#### PROMPT:
Copy exactly the lines that run from the top of the listing to the line containing "x_ticks = [18, 20, 22, 24, 26, 28, 30]", both ends included, and omit the pictures.

— START —

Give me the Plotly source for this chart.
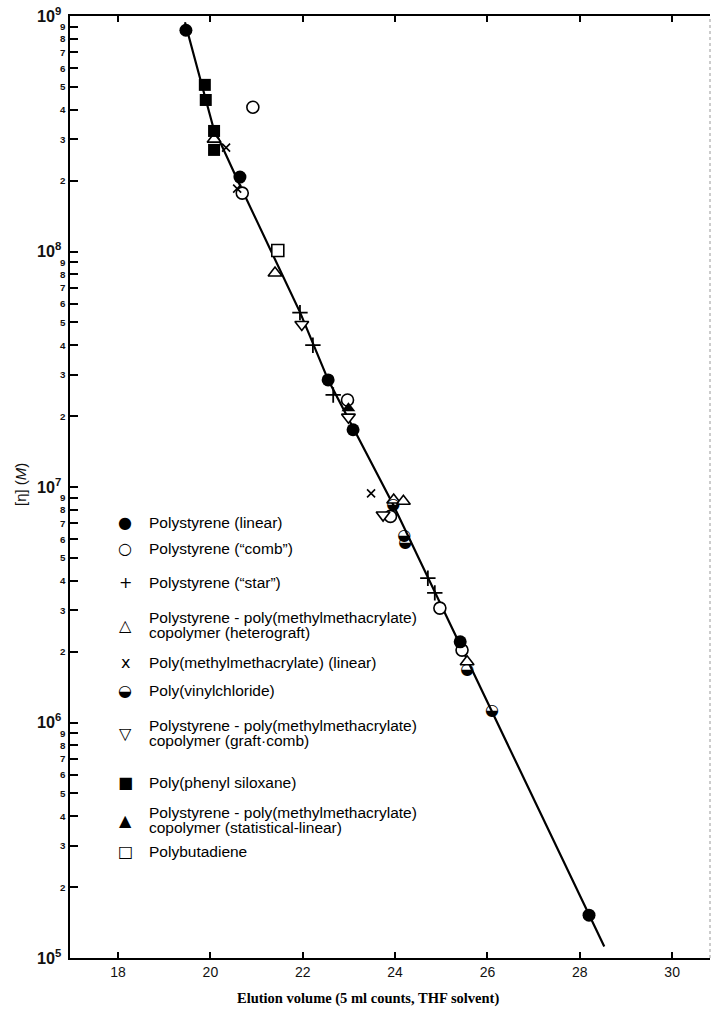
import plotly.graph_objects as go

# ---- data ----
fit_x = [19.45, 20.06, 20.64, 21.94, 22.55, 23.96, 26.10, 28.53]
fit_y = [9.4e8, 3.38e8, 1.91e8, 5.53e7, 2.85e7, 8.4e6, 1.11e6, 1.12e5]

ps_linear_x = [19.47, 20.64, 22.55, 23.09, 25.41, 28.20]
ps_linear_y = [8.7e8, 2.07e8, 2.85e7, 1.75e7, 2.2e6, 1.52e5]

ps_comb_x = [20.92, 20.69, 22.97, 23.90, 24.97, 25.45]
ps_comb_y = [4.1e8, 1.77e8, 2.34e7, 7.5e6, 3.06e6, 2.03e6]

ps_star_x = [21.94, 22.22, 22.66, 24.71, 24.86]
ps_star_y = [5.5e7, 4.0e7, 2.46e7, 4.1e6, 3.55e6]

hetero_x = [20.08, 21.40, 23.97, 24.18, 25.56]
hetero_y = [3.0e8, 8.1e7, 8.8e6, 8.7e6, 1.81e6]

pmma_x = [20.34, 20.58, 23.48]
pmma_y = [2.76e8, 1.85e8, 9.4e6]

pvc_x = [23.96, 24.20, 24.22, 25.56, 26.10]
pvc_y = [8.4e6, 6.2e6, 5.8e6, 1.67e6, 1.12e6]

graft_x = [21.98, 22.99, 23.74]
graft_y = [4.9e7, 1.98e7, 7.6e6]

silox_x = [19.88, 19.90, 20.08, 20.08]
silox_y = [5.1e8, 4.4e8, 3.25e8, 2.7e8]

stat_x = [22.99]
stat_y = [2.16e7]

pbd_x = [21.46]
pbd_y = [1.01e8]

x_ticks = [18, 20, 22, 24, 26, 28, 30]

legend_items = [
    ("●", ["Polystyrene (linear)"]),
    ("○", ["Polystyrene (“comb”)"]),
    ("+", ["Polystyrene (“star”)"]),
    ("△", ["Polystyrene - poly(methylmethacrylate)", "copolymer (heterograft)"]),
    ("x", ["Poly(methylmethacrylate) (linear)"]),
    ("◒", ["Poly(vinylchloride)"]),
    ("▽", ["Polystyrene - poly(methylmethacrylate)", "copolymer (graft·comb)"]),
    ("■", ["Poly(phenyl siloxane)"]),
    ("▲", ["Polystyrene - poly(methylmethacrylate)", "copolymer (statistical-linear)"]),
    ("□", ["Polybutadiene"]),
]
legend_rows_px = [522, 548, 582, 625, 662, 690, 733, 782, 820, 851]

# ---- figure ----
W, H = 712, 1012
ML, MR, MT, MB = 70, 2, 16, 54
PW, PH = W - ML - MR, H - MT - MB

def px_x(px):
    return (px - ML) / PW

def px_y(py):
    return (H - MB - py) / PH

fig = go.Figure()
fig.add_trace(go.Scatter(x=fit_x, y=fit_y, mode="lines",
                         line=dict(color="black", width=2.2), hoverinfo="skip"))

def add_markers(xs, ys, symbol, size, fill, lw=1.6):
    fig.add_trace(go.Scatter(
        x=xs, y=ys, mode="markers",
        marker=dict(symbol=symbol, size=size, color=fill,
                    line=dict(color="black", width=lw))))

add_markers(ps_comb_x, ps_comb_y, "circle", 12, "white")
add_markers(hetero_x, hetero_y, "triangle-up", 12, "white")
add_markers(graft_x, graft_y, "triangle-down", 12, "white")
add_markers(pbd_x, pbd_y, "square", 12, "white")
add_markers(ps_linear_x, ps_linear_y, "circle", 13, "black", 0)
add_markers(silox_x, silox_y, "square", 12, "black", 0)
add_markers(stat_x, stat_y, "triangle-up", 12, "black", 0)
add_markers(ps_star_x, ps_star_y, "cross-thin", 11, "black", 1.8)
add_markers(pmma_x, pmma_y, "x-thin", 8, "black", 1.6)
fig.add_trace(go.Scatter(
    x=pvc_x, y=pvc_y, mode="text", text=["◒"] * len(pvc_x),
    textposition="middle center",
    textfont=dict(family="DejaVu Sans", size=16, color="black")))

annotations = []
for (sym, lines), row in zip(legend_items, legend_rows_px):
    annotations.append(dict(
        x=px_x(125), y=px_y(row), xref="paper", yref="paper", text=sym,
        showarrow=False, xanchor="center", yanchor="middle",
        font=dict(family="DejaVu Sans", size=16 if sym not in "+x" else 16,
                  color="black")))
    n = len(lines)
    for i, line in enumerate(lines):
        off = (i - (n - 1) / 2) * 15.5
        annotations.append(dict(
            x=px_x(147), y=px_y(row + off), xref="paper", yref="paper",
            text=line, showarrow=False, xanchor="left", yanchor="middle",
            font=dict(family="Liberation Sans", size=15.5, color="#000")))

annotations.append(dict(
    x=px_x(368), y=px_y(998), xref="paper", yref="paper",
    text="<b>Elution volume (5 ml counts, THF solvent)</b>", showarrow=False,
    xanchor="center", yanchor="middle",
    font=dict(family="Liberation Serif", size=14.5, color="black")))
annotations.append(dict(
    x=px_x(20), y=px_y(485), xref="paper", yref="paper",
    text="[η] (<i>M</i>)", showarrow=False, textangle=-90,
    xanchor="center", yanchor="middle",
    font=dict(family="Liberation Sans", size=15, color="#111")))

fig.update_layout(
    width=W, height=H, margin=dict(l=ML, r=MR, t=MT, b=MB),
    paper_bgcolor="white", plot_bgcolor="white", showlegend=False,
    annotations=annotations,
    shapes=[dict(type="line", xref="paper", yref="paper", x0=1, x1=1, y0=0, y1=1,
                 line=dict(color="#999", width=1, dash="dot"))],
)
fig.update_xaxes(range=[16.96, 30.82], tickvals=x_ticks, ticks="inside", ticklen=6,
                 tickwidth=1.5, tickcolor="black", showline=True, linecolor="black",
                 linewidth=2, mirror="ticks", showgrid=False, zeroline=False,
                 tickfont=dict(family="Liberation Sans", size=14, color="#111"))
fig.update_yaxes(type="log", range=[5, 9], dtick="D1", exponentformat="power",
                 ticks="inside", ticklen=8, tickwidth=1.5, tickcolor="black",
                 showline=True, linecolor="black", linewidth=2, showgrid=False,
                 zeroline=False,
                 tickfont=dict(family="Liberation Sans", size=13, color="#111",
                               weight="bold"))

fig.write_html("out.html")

— END —

#### TASK SOLUTION:
Give me the Plotly source for this chart.
import plotly.graph_objects as go

# ---- data ----
fit_x = [19.45, 20.06, 20.64, 21.94, 22.55, 23.96, 26.10, 28.53]
fit_y = [9.4e8, 3.38e8, 1.91e8, 5.53e7, 2.85e7, 8.4e6, 1.11e6, 1.12e5]

ps_linear_x = [19.47, 20.64, 22.55, 23.09, 25.41, 28.20]
ps_linear_y = [8.7e8, 2.07e8, 2.85e7, 1.75e7, 2.2e6, 1.52e5]

ps_comb_x = [20.92, 20.69, 22.97, 23.90, 24.97, 25.45]
ps_comb_y = [4.1e8, 1.77e8, 2.34e7, 7.5e6, 3.06e6, 2.03e6]

ps_star_x = [21.94, 22.22, 22.66, 24.71, 24.86]
ps_star_y = [5.5e7, 4.0e7, 2.46e7, 4.1e6, 3.55e6]

hetero_x = [20.08, 21.40, 23.97, 24.18, 25.56]
hetero_y = [3.0e8, 8.1e7, 8.8e6, 8.7e6, 1.81e6]

pmma_x = [20.34, 20.58, 23.48]
pmma_y = [2.76e8, 1.85e8, 9.4e6]

pvc_x = [23.96, 24.20, 24.22, 25.56, 26.10]
pvc_y = [8.4e6, 6.2e6, 5.8e6, 1.67e6, 1.12e6]

graft_x = [21.98, 22.99, 23.74]
graft_y = [4.9e7, 1.98e7, 7.6e6]

silox_x = [19.88, 19.90, 20.08, 20.08]
silox_y = [5.1e8, 4.4e8, 3.25e8, 2.7e8]

stat_x = [22.99]
stat_y = [2.16e7]

pbd_x = [21.46]
pbd_y = [1.01e8]

x_ticks = [18, 20, 22, 24, 26, 28, 30]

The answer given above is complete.